§ **Dataset extract**

● ● ● ●

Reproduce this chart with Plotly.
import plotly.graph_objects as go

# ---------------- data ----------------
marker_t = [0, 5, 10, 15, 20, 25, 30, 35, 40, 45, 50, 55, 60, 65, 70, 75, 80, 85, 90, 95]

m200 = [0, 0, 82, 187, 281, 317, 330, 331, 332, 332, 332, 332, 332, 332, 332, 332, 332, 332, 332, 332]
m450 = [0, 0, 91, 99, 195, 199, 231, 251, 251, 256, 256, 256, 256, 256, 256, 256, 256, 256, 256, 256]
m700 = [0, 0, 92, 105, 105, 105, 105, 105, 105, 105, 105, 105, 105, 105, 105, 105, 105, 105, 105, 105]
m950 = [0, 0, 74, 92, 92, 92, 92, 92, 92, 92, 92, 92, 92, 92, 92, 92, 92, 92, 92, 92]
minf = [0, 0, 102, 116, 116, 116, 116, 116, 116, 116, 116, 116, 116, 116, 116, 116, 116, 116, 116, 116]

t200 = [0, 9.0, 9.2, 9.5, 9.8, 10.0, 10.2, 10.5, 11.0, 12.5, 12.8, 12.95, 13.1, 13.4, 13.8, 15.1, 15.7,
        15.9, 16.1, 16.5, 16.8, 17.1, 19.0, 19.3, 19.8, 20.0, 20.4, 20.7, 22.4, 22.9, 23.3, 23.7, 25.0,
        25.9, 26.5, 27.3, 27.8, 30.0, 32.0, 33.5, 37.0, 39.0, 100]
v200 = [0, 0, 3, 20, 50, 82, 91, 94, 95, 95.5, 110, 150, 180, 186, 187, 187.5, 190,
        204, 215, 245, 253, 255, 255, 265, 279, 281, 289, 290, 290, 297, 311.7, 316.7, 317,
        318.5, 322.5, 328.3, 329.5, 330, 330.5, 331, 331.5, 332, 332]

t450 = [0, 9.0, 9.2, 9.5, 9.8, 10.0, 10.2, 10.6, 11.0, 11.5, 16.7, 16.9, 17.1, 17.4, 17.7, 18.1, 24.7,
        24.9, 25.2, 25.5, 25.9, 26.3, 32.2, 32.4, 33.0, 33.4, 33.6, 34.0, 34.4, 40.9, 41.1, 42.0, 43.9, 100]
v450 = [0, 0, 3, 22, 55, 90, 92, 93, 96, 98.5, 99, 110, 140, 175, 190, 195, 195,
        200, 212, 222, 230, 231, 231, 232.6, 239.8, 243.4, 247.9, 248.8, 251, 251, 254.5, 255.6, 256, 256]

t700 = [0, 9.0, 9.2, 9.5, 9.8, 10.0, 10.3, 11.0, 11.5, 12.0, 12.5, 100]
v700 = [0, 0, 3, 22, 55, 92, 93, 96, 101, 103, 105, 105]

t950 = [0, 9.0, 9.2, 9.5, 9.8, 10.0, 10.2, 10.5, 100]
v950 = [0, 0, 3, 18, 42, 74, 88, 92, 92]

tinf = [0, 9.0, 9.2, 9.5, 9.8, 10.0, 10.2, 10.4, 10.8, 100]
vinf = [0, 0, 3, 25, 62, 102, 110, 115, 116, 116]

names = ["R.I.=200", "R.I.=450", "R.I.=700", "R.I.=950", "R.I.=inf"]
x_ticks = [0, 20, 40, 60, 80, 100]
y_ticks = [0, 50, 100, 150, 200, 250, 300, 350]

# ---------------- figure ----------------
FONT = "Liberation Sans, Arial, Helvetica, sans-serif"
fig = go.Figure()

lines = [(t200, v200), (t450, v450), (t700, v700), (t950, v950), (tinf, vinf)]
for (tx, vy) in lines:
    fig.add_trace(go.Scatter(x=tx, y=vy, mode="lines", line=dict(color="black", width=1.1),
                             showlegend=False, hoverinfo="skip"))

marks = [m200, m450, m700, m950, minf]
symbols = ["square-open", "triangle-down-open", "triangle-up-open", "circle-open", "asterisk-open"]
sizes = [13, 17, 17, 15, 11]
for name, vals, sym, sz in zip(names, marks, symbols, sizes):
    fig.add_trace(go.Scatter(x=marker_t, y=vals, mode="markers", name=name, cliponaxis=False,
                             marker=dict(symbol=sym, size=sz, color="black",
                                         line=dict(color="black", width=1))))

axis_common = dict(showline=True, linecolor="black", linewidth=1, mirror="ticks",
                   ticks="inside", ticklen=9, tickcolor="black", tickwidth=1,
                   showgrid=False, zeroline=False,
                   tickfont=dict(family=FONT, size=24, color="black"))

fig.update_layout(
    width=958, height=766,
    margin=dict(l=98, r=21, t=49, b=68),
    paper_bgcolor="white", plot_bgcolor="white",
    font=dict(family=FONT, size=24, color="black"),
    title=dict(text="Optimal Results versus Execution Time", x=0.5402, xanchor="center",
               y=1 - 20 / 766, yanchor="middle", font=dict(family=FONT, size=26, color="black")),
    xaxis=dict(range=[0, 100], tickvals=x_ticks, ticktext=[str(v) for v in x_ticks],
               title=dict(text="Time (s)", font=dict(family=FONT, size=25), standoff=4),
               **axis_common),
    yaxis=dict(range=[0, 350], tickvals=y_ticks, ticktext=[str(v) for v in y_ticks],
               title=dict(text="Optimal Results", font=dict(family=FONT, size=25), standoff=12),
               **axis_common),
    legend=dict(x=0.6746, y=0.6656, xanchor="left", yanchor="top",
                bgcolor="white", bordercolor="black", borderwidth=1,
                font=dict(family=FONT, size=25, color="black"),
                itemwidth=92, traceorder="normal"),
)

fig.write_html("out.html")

● ● ● ●

§ **What is expected**
Give back the listing exactly, please, from its first line to the line containing "85, 90, 95]", inclusive, and nothing past that line.

§ **Written reply**
Reproduce this chart with Plotly.
import plotly.graph_objects as go

# ---------------- data ----------------
marker_t = [0, 5, 10, 15, 20, 25, 30, 35, 40, 45, 50, 55, 60, 65, 70, 75, 80, 85, 90, 95]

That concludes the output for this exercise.